Preliminary and Final Decisions

Olaf Jorgensen v. Oil and Gas Commission

Decision Date:
July 23, 2019
File Numbers:
Decision Numbers:
Third Parties:
Encana Corporation, Third Party

Decision Summary

Decision Date: July 23, 2019

Panel: Alan Andison

Keywords: Oil and Gas Activities Act – s. 72(3); preliminary decision; stay; oil and gas well; permit; RJR-MacDonald Inc. v. Canada (Attorney General) (1994), 111 D.L.R. (4th) 385 (S.C.C.)

Olaf Jorgensen (the “Applicant”) appealed a permit issued by the Oil and Gas Commission (“Commission”) to Encana Corporation (“Encana”). The permit authorized Encana to construct and operate a pipeline that would be partially located on the Applicant’s land, located northwest of Dawson Creek, BC. The Applicant uses the land for farming.

As a preliminary matter, the Applicant applied for a stay of the permit, pending the Tribunal’s decision on the merits of the appeal. The Applicant submitted that the permitted activities may cause irreparable harm to soil on his land, which would reduce the land’s productive capability. He also argued that Encana could use an existing pipeline that was not in use, instead of building a new pipeline in a new area.

In determining whether the stay application ought to be granted, the Tribunal applied the three-part test set out in the Tribunal’s Rules of Practice and Procedure, which is based on the Supreme Court of Canada’s decision in RJR-MacDonald Inc. v. Canada (Attorney General).

With respect to the first part of the test, the Tribunal found that the appeal raised serious issues that were not frivolous, vexatious or pure questions of law. Therefore, the Tribunal proceeded to consider the next part of the test.

In the second part of the test, the Applicant had to establish that his interests would likely suffer irreparable harm if a stay was denied. The Tribunal concluded that the Applicant provided no information or evidence to support a finding that there was a reasonable likelihood of irreparable harm to his interests if a stay was denied. In addition, the Tribunal found that any damage to the Applicant’s land as a result of the permitted activities, if it occurred, and any temporary loss of use of his land, would be compensable. As such, any harm to the Applicant’s interests, if it occurred, would not be irreparable in nature.
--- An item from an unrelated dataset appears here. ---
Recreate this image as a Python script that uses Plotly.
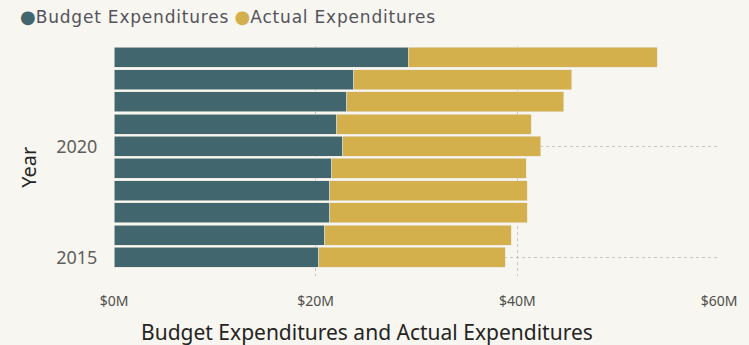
import plotly.graph_objects as go

years = [2015, 2016, 2017, 2018, 2019, 2020, 2021, 2022, 2023, 2024]
budget = [20.3, 20.9, 21.4, 21.4, 21.6, 22.7, 22.1, 23.1, 23.8, 29.2]
actual = [18.5, 18.5, 19.6, 19.6, 19.3, 19.6, 19.3, 21.5, 21.6, 24.7]
x_ticks = [0, 20, 40, 60]
x_tick_labels = ["$0M", "$20M", "$40M", "$60M"]
y_ticks = [2015, 2020]

BG = "#F7F6F1"
TEAL = "#41666E"
GOLD = "#D4B04D"
FONT = "Segoe UI, Noto Sans, DejaVu Sans, sans-serif"
LFONT = "DejaVu Sans, Verdana, sans-serif"

fig = go.Figure()
fig.add_trace(go.Bar(y=years, x=budget, orientation="h", name="Budget Expenditures",
                     marker=dict(color=TEAL, line=dict(color="#E6E4DC", width=0.6)),
                     showlegend=False))
fig.add_trace(go.Bar(y=years, x=actual, orientation="h", name="Actual Expenditures",
                     marker=dict(color=GOLD, line=dict(color="#E6E4DC", width=0.6)),
                     showlegend=False))

sp = "letter-spacing:0.8px"
legend_text = (f"<span style='color:{TEAL};font-size:18px'>●</span>"
               f"<span style='{sp}'>Budget Expenditures</span> "
               f"<span style='color:{GOLD};font-size:18px'>●</span>"
               f"<span style='{sp}'>Actual Expenditures</span>")

fig.update_layout(
    width=749, height=345,
    barmode="stack", bargap=0.1,
    paper_bgcolor=BG, plot_bgcolor=BG,
    margin=dict(l=114, r=24, t=46, b=69),
    font=dict(family=FONT, color="#605E5C"),
    xaxis=dict(range=[0, 60], tickvals=x_ticks, ticktext=x_tick_labels,
               showgrid=True, gridcolor="#C8C6C4", griddash="dot", gridwidth=1,
               zeroline=False, ticks="outside", ticklen=12, tickcolor="rgba(0,0,0,0)",
               tickfont=dict(size=14, color="#504E4C")),
    yaxis=dict(range=[2014.16, 2024.51], tickvals=y_ticks,
               showgrid=True, gridcolor="#C8C6C4", griddash="dot", gridwidth=1,
               zeroline=False, ticks="outside", ticklen=12, tickcolor="rgba(0,0,0,0)",
               tickfont=dict(size=18, color="#605E5C")),
    annotations=[
        dict(text=legend_text,
             xref="paper", yref="paper", x=(17 - 114) / 611, y=1 + (46 - 16) / 230,
             xanchor="left", yanchor="middle", showarrow=False,
             font=dict(size=17, color="#55535A", family=LFONT)),
        dict(text="Budget Expenditures and Actual Expenditures",
             xref="paper", yref="paper", x=(370 - 114) / 611, y=-(332 - 276) / 230,
             xanchor="center", yanchor="middle", showarrow=False,
             font=dict(size=21, color="#252423", family=FONT)),
        dict(text="Year", textangle=-90,
             xref="paper", yref="paper", x=-(114 - 27) / 611, y=(276 - 167) / 230,
             xanchor="center", yanchor="middle", showarrow=False,
             font=dict(size=20, color="#252423", family=FONT)),
    ],
)

fig.write_html("out.html")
Turning to the third part of the test, the Tribunal found that granting a stay would delay the construction and/or operation of the pipeline, if the appeal was ultimately unsuccessful and the permitted activities proceeded. Encana provided evidence that such a delay would cause it to incur added costs of approximately $430,000 to truck water to well sites that were intended to utilize the pipeline. The Tribunal held that those costs would amount to unrecoverable harm to Encana’s financial interests, although there was no evidence that those costs would put Encana out of business or permanently harm its business reputation. However, given that the potential harm alleged by the Applicant would be compensable if a stay was denied and such harm occurred, whereas at least some of the financial harm to Encana would not be compensable if a stay is granted, the Tribunal concluded that the balance of convenience favoured denying a stay.

Accordingly, the Tribunal denied the stay application.